• [WHAT YOU WILL DO] Copy out the material below in full, but not its images.

# GIVEN MATERIAL start

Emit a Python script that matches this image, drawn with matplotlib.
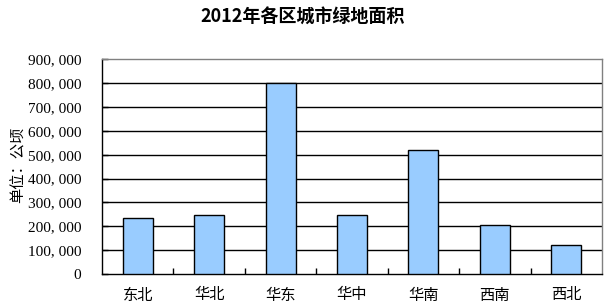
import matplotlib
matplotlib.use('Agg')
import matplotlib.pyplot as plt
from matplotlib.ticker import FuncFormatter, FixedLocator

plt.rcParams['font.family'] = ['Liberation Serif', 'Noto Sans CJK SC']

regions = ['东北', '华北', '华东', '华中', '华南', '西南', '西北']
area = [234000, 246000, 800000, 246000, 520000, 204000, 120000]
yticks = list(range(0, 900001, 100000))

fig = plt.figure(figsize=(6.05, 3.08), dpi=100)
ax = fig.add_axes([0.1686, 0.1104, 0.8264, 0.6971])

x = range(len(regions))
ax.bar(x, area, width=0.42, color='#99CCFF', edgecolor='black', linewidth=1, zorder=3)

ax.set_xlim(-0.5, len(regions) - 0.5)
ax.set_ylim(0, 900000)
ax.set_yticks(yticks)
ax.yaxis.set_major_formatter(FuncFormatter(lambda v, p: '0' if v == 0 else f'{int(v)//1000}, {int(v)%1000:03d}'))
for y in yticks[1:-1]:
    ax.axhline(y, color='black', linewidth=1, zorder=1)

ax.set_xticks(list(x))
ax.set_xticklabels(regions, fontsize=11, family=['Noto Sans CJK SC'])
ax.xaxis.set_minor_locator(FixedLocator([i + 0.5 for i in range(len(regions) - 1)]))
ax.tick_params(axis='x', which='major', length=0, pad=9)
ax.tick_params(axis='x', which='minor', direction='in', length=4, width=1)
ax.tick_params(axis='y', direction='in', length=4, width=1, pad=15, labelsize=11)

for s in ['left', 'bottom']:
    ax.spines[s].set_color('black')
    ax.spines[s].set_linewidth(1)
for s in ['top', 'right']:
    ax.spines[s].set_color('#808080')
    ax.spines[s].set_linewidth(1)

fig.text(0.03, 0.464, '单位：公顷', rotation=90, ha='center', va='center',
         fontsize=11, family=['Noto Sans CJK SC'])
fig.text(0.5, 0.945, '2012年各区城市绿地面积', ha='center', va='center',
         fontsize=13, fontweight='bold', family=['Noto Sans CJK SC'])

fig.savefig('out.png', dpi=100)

# GIVEN MATERIAL end

• [ANSWER TO THIS EXERCISE]
Emit a Python script that matches this image, drawn with matplotlib.
import matplotlib
matplotlib.use('Agg')
import matplotlib.pyplot as plt
from matplotlib.ticker import FuncFormatter, FixedLocator

plt.rcParams['font.family'] = ['Liberation Serif', 'Noto Sans CJK SC']

regions = ['东北', '华北', '华东', '华中', '华南', '西南', '西北']
area = [234000, 246000, 800000, 246000, 520000, 204000, 120000]
yticks = list(range(0, 900001, 100000))

fig = plt.figure(figsize=(6.05, 3.08), dpi=100)
ax = fig.add_axes([0.1686, 0.1104, 0.8264, 0.6971])

x = range(len(regions))
ax.bar(x, area, width=0.42, color='#99CCFF', edgecolor='black', linewidth=1, zorder=3)

ax.set_xlim(-0.5, len(regions) - 0.5)
ax.set_ylim(0, 900000)
ax.set_yticks(yticks)
ax.yaxis.set_major_formatter(FuncFormatter(lambda v, p: '0' if v == 0 else f'{int(v)//1000}, {int(v)%1000:03d}'))
for y in yticks[1:-1]:
    ax.axhline(y, color='black', linewidth=1, zorder=1)

ax.set_xticks(list(x))
ax.set_xticklabels(regions, fontsize=11, family=['Noto Sans CJK SC'])
ax.xaxis.set_minor_locator(FixedLocator([i + 0.5 for i in range(len(regions) - 1)]))
ax.tick_params(axis='x', which='major', length=0, pad=9)
ax.tick_params(axis='x', which='minor', direction='in', length=4, width=1)
ax.tick_params(axis='y', direction='in', length=4, width=1, pad=15, labelsize=11)

for s in ['left', 'bottom']:
    ax.spines[s].set_color('black')
    ax.spines[s].set_linewidth(1)
for s in ['top', 'right']:
    ax.spines[s].set_color('#808080')
    ax.spines[s].set_linewidth(1)

fig.text(0.03, 0.464, '单位：公顷', rotation=90, ha='center', va='center',
         fontsize=11, family=['Noto Sans CJK SC'])
fig.text(0.5, 0.945, '2012年各区城市绿地面积', ha='center', va='center',
         fontsize=13, fontweight='bold', family=['Noto Sans CJK SC'])

fig.savefig('out.png', dpi=100)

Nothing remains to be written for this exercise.